I haven't touched my iPod in a long while, but since I'm back at the gym now, I'm taking my iPod along. I sync'd today with my Mac Air and I didn't realize it would sync (and add) all my iPad apps! Naturally, I ran out of room.

Is there way to sync selective things? I want my music, movies and my Kindle App.


----------



## mlewis78 (Apr 19, 2009)

When your ipod is hooked up to the computer, on the page for your device there is a place to click "manage [music?] manually." I do this. It keeps it from syncing automatically. Sometimes it says "ipod syncing" but it's not. I drag and drop what I want into the ipod.


----------



## chiffchaff (Dec 19, 2008)

you can also just turn off syncing on the apps tab, and let it sync music and movies automatically.  But since you also want the kindle app, that probably won't work... hmm.
you can go to the app tab, leave the "sync apps" box checked, and UNcheck every app except the kindle app.  Also uncheck "sync new apps automatically" at the bottom of the page.  That would do it.

If you still run out of room you can do the same thing on the music and movies tab (check only the items or playlists you want), or just use the drag and drop approach as mlewis suggested.


----------



## GinnyB (Dec 19, 2009)

Cool! Thanks everybody!


----------



## GinnyB (Dec 19, 2009)

Ok... I did the selective syncing. Still out of memory. 7g max and only 546 mb available. Must be the 3 movies. 

I bought 3 Dean Martin songs on iTunes and they reside on my laptop, but when I sync my music, the Dean Martin song's don't sync. Wassup with that?

My Kindle app won't work, but I suspect it's because I didn't register my iPod as a device. I may dump the Blackberry sync and use the iPad. Bigger screen than the Blackberry. Too many devices!!! (but I love it!)


----------



## pidgeon92 (Oct 27, 2008)

GinnyB said:


> Ok... I did the selective syncing. Still out of memory. 7g max and only 546 mb available. Must be the 3 movies.
> 
> I bought 3 Dean Martin songs on iTunes and they reside on my laptop, but when I sync my music, the Dean Martin song's don't sync. Wassup with that?


If you're still out of memory, that is likely the problem with it not syncing the new songs.

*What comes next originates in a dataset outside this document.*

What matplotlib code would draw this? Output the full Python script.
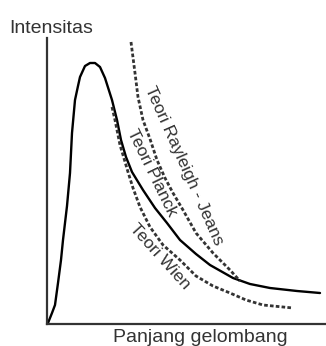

Also, are the songs checked or unchecked?


----------



## chiffchaff (Dec 19, 2008)

The movies I have in itunes are anywhere from 1.5 to 2.25 GB so three of those would nearly fill your 7 gb of storage.  I think you'll have to give those up if you want to load other content.


----------



## GinnyB (Dec 19, 2009)

What!!! Give up movies that I've seen 22+ times! Oh my!


----------



## chiffchaff (Dec 19, 2008)

I know, they're sort of like comfort food when you know every line


----------



## Sandpiper (Oct 28, 2008)

I have a couple short videos / TV shows on my iPad.  At first they wouldn't sync.  Asked at Apple Store.  Problem was something to do with whether videos were in HD or not.  Have to click on a thing or two (or not).  Sorry don't know exactly what.  But maybe has to do with HD?


----------



## GinnyB (Dec 19, 2009)

chiffchaff said:


> I know, they're sort of like comfort food when you know every line


Aup. I'll delete them since I'll watch movies on my iPad now anyway. sigh


----------



## GinnyB (Dec 19, 2009)

Sandpiper said:


> But maybe has to do with HD?


I think they are not HD because I noticed that HD is only for rent. Purchase is not HD.


----------